Mağara cenneti
GüncelDerebucak ilçesinde Toros Dağları üzerinde milyonlarca yılda oluşan Çamlık mağaraları, muhteşem manzarasıyla doğa tutkunlarını büyülüyor
Derebucak ilçesinde Toros Dağları'nda milyonlarca yılda oluşan Çamlık mağaraları, içinden akan dereleri ve eski yerleşim yeri özelliğiyle ilgi çekiyor.
Doğa Koruma ve Milli Parklar Genel Müdürlüğünün koruması altındaki Derebucak Çamlık Mağaraları Tabiat Anıtı, ilçenin yaklaşık 20 kilometre batısında yer alıyor. Küpe Dağı ve Akdağ'ı güneyine alan Çamlık Mahallesi, eşsiz doğal güzellikleri ve tarihi eserleriyle dikkati çekiyor.
ROMA, GREKLER VE BİZANSLILARA EV SAHİPLİĞİ YAPTI
Torosların bağrında 15'i tescilli, 50'ye yakın mağarayı barındıran bölge, yerli ve yabancı doğa tutkunlarını ağırlıyor.

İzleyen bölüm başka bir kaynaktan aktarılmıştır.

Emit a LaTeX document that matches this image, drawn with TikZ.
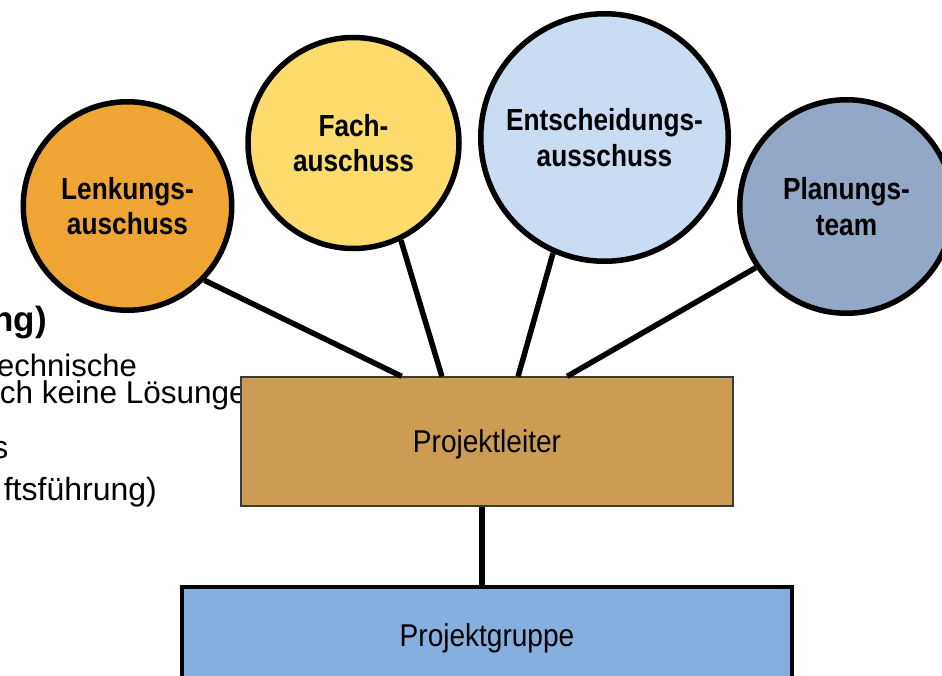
\documentclass[tikz,border=0pt]{standalone}
\usepackage{fontspec}
\setmainfont{Liberation Sans}
\newfontfamily\narrowfont{Liberation Sans}[FakeStretch=0.89]
\newfontfamily\narrowboldfont{Liberation Sans}[FakeStretch=0.86]
\usetikzlibrary{calc}
\definecolor{lenkc}{HTML}{EEA534}
\definecolor{fachc}{HTML}{FDDB6C}
\definecolor{entc}{HTML}{C9DCF2}
\definecolor{planc}{HTML}{93A7C7}
\definecolor{plc}{HTML}{CC9C55}
\definecolor{pgc}{HTML}{84AFDF}
\definecolor{plborder}{HTML}{3A3A3A}
\begin{document}
\begin{tikzpicture}[x=1pt,y=-1pt,
  circ/.style={circle, draw=black, line width=5.5pt, inner sep=0pt, align=center,
    font=\narrowboldfont\bfseries\fontsize{30.5}{35.5}\selectfont},
  conn/.style={line width=5.5pt, draw=black},
  lbl/.style={inner sep=0pt, font=\fontsize{31}{31}\selectfont},
  lblbig/.style={inner sep=0pt, font=\fontsize{32}{32}\selectfont},
  boxtext/.style={inner sep=0pt, text depth=0pt, font=\narrowfont\fontsize{31.5}{31.5}\selectfont}]
\useasboundingbox (0,0) rectangle (942,676);
\clip (0,0) rectangle (942,676);
% background slide text (partly hidden)
\node[inner sep=0pt, font=\bfseries\fontsize{35}{35}\selectfont, anchor=base east] (t1) at (47,331.7) {ng)};
\node[lbl, anchor=base east] (t2) at (137,376.7) {echnische};
\node[lbl, font=\fontsize{31.5}{31.5}\selectfont, anchor=base east] (t3) at (247,403.3) {ch keine Lösunge};
\node[lblbig, anchor=base east] (t4) at (8.5,458.3) {s};
\node[lblbig, anchor=base east] (t5) at (157,500) {ftsführung)};
% boxes
\node[boxtext, draw=plborder, line width=1.3pt, fill=plc, minimum width=492pt, minimum height=129pt] (pl) at (487,441.5) {Projektleiter};
\node[boxtext, draw=black, line width=4pt, fill=pgc, minimum width=610pt, minimum height=96pt] (pg) at (487,635) {Projektgruppe};
% circles
\node[circ, fill=lenkc, minimum size=208.5pt] (lenk) at (127.5,206) {Lenkungs-\\auschuss};
\node[circ, fill=fachc, minimum size=211pt] (fach) at (353.5,143) {Fach-\\auschuss};
\node[circ, fill=entc, minimum size=247.5pt] (ent) at (604.5,137.5) {Entscheidungs-\\ausschuss};
\node[circ, fill=planc, minimum size=213.5pt] (plan) at (846.5,206.5) {Planungs-\\team};
% connectors
\draw[conn] (lenk.-44) -- ($(pl.north west)!0.327!(pl.north east)$);
\draw[conn] (fach.-64) -- ($(pl.north west)!0.4085!(pl.north east)$);
\draw[conn] (ent.-114) -- ($(pl.north west)!0.563!(pl.north east)$);
\draw[conn] (plan.-146) -- ($(pl.north west)!0.6626!(pl.north east)$);
\coordinate (v) at ($(pl.south west)!0.49!(pl.south east)$);
\draw[conn] (v) -- (v |- pg.north);
\end{tikzpicture}
\end{document}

Dik yamaçları ve eğilimli arazinin yeşil dokuyla örtüldüğü bölge, yaban hayatı açısından elverişli habitatlar oluşturuyor.
Endemik bitki türü zenginliğiyle de ön plana çıkan Çamlık mağaraları; Roma, Grekler ve Bizanslılara ev sahipliği yaptı. Suludere mevkisindeki Gavurbeşiği Mağarası'nın duvarında ise Hazreti İsa ve on iki havarisine ait resimler sanat ve tarih severlerin ilgisini çekiyor.
Asarlık mevkisindeki su sarnıçları, Malas'taki Bizans dönemine ait şapel, yöredeki tarihi kalıntılardan sadece birkaçı.
Uzunluğu bin 830, yüksekliği 45 metre olan Balatini Mağarası, bölgenin en kapsamlı, uzun ve etkileyici mağarası olarak biliniyor.
Aynı zamanda bir dere mağarası özelliğini taşıyan Balatini'de travertenler, sarkıtlar, dikitler ve dev "cadı kazanları" mağaranın görülmeye değer güzellikleri arasında yer alıyor.
Mağaradaki mezar kalıntıları ve diğer işaretler, buranın daha önce yaşam alanı olarak kullanıldığını gösteriyor.
ROMA DÖNEMİNDEN KALMA YANIK BUĞDAYLAR
Orman ve Su İşleri 8. Bölge Müdürlüğü Beyşehir Milli Parklar Şefi Mehmet Şener, Derebucak'ta ilk yerleşimin Balatini Mağarası'nda olduğunu söyledi.
Bölgedeki mağaralarda, erken Roma dönemi yerleşiminin de bulunduğunu anlatan Şener, şöyle devam etti:
"Balatini Mağarası'nda buğday ambarı olarak kullanılan bir in var. Çıkan yangında bu ambarın yandığı duvarındaki duman izlerinden anlaşılıyor. Daha ileride yanık buğday taneleri görülüyor. Burada insanlar yaşamış. Korunaklı ve yüksek bir yer olmasından dolayı burası tercih edilmiş. Roma döneminden kalma yanık buğdaylar çok ilgimizi çekti. Yaklaşık 2 bin yıl önce çıkan bu yangının 3 ay kadar sürdüğü tahmin ediliyor. Burada görülen izler, oradan kalan izlerdir."
"YURT DIŞINDAN DA GELEN VAR"
Şener, bölgenin tanıtımına yönelik çalışmalar yürüttüklerini vurgulayarak, şunları kaydetti:
"Türkiye'de bir arada bu kadar çok mağara olan bölge yok. Burası tek diyebilirim. Mağaracıların görmek istediği her şey burada var. Oluşumlar, sarkıtlar, dikitler, girinti ve çıkıntılarla flora, fauna her şey bulunuyor. Dağcıların tabiriyle burası adeta mağaracıların kutsal mekanı. Yurt dışından da çok sayıda ziyaretçi geliyor. Her yıl mağaracılar, burada kamp kuruyor. 100'er kişilik kamplarda 3-4 gün vakit geçirirler. Özel kıyafetler ve ekipmanlarıyla mağaralara çıkıyorlar."